How to Stop Paying Payroll Tax

How to Stop Paying Payroll Tax

stop paying payroll tax

During the election,Trump claimed he’s paid “hundreds of millions of dollars” in taxes over the years. Yet, he probably didn’t pay any personal income taxes since 1995 because of a $916 million loss carryforward. How can both of these statements be true? Because most Americans pay more in payroll taxes than income tax!

In this article, I will explore how you can opt out of the US payroll tax and self employment tax systems by going offshore. How to stop paying into Social Security and other government programs that might not be there when you need them. How to create your own security blanket offshore that’s under your control.

Federal payroll tax is about 15%, with half being paid by your employer and half being deducted from your check. In addition, most states charge a payroll tax of 1.5% to 7.5%, again with half coming from the employee and half from the employer.

Self employment tax is basically payroll tax for small business. If you operate without a corporation, and report your income and expenses on Schedule C of your personal return, you will pay 15% of self employment tax. This is intended to match up with the 7.5% paid by an employer and the 7.5% withheld from every paycheck.

  • I’m using round numbers to keep it simple. For the precise cost of hiring an employee in California, see this great infographic.
  • For purposes of this article, I’ll use the terms self employment tax and payroll tax interchangeably.

When the Donald says he’s paid hundreds of millions in taxes, he’s probably counting employment taxes paid by his many companies, plus payroll and other taxes he’s paid personally. Assuming a payroll tax cost of 10% for each employee, the numbers add up quickly and his boast is probably correct… even if he paid zero in personal income taxes.  

About 66% percent of households will pay more in payroll taxes than they will in income tax. Only one in five households will pay more in income taxes than employment taxes. Those who do pay more income taxes than payroll taxes are at the very top of the wage scale. Middle income and low income taxpayers are paying far more in payroll than income tax.

Only 18% of US households pay neither payroll nor income tax. Of these, half are retirees living on their Social Security and have no other taxable income. The rest have no jobs and not much income.  (source: T16-0129 – Distribution of Federal Payroll and Income Taxes by Expanded Cash Income Percentile, 2016, Tax Policy Center)

If you’re a business owner or an independent contractor, here’s how to stop paying payroll taxes… and income tax on your first $102,100 of salary in 2017.

Live outside of the United States, qualify for the Foreign Earned Income Exclusion, operate your business through an offshore corporation in a zero tax jurisdiction, and you will pay no payroll taxes of any kind.

In order to qualify for the Foreign Earned Income Exclusion, you must be out of the United States for 330 out of 365 days or be a legal resident of a foreign country and out of the US for 7 or 8 months a year. Any income earned while in the US will be taxable here.
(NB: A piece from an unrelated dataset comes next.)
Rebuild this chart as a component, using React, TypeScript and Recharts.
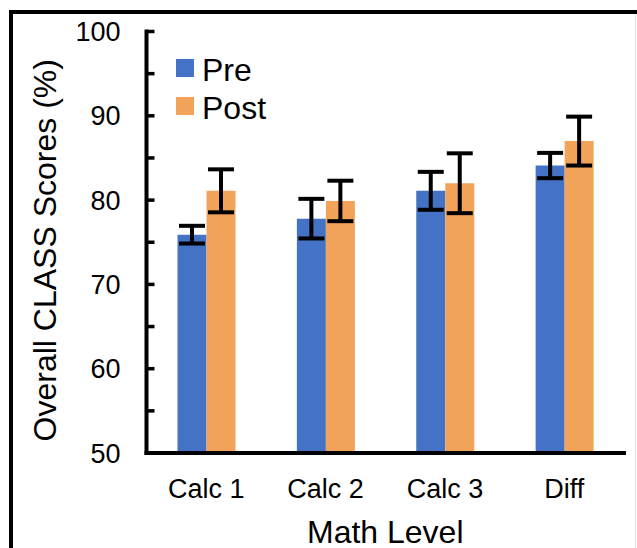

As a legal resident, your new country should be your home base for the foreseeable future. If you move somewhere for a short term job, you’re not a resident for purposes of the FEIE. You need to move to a foreign country with the intent to live there indefinitely.

If you don’t want to go through the hassle of getting a residency visa, you need to be out of the US for 330 out of 365 days. While this version of the test doesn’t give you much time with friends and family in America, it’s far easier to prove should the IRS challenge your tax return.

If you live abroad and qualify for the FEIE, but don’t operate your business through an offshore corporation, you will still pay payroll taxes! You will eliminate income tax on your first $102,100 in 2017, but self employment tax will apply at 15%. So, a business that net’s $100,000 is basically paying a penalty of $15,000 for failing to incorporate offshore. A husband and wife who net $200,000, could pay a $30,000 penalty.

  • If you run your foreign business through a US corporation, you will pay payroll taxes. If you don’t have any corporate structure, you will pay self employment tax.

What happens if you make more than $100,000 (single) or $200,000 (both spouses work in the business)? Any excess salary you take out of the business will be taxed at about 32% by the IRS. Still, no payroll or self employment taxes will apply.

If you’re operating through an offshore corporation, you may be eligible to hold those profits in the company and not pay tax on them until they are distributed. That is to say, you can hold income over the FEIE amount as retained earnings in your offshore corporation.  

These retained earnings will basically create a giant retirement account or security blanket. Like money contributed to an IRA, this cash is untaxed until you take it out of the corporation. Unlike an IRA, there are no rules or age requirements forcing distributions.

So, if you want to stop paying payroll taxes and self employment taxes, move out of the United States, qualify for the FEIE, and operate your business through an offshore corporation.